▶ [SET PROBLEM]
Using the data below, output the first line and every line after it up to and including the line containing "import numpy as np", exactly as written and with nothing added.

↓

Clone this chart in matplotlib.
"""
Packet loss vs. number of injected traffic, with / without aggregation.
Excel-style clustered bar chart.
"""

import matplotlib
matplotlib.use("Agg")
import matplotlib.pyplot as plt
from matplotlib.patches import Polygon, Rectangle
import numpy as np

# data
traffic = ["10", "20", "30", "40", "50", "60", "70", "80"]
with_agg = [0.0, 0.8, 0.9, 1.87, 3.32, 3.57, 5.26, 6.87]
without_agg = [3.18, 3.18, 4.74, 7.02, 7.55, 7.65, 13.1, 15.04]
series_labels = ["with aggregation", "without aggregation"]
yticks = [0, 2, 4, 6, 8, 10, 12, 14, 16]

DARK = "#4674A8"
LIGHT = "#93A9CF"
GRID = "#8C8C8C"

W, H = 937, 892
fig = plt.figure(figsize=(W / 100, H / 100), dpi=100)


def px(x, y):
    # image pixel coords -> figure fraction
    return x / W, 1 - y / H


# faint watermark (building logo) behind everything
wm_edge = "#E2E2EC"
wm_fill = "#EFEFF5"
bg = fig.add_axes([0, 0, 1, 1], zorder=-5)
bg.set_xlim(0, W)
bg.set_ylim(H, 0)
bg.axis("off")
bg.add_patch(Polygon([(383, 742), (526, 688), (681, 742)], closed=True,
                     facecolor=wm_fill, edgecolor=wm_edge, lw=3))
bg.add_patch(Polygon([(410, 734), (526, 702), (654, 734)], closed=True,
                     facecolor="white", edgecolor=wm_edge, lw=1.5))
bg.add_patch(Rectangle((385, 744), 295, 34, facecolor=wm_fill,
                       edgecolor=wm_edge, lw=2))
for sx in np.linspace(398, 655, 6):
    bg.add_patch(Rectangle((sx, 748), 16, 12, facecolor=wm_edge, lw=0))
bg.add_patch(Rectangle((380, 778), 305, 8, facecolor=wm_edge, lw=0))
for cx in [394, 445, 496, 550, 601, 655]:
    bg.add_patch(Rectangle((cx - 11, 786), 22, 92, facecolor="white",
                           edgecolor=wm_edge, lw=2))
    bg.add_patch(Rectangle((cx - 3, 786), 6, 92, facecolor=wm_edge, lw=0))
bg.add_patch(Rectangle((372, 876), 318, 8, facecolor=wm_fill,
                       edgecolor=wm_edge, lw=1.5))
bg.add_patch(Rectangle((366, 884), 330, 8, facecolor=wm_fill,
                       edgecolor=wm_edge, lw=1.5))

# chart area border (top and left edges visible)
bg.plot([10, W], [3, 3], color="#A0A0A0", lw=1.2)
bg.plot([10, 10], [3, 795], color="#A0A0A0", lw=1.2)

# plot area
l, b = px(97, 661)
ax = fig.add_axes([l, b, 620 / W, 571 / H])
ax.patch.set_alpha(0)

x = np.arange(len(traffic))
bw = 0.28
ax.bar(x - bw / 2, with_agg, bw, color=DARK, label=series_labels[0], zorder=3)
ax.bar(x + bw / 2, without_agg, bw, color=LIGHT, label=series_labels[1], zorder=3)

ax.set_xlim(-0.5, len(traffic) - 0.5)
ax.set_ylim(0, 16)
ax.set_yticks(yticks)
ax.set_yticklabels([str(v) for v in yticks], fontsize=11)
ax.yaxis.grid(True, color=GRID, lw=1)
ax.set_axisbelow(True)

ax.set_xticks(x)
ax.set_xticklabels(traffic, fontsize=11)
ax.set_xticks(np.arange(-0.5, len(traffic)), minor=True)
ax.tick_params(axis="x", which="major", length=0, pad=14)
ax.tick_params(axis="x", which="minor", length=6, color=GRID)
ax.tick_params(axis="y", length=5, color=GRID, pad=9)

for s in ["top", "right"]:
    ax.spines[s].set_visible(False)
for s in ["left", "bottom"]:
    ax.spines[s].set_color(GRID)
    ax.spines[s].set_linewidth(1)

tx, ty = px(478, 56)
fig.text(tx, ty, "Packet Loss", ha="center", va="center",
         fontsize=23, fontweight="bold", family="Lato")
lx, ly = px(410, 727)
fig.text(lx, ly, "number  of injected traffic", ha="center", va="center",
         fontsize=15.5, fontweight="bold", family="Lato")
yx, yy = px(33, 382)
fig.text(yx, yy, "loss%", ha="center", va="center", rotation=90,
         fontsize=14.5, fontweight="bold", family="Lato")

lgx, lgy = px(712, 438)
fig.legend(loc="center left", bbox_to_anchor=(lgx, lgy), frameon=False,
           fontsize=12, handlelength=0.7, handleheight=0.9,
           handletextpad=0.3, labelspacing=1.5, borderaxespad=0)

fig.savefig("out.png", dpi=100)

↑

▶ [SOLUTION]
Clone this chart in matplotlib.
"""
Packet loss vs. number of injected traffic, with / without aggregation.
Excel-style clustered bar chart.
"""

import matplotlib
matplotlib.use("Agg")
import matplotlib.pyplot as plt
from matplotlib.patches import Polygon, Rectangle
import numpy as np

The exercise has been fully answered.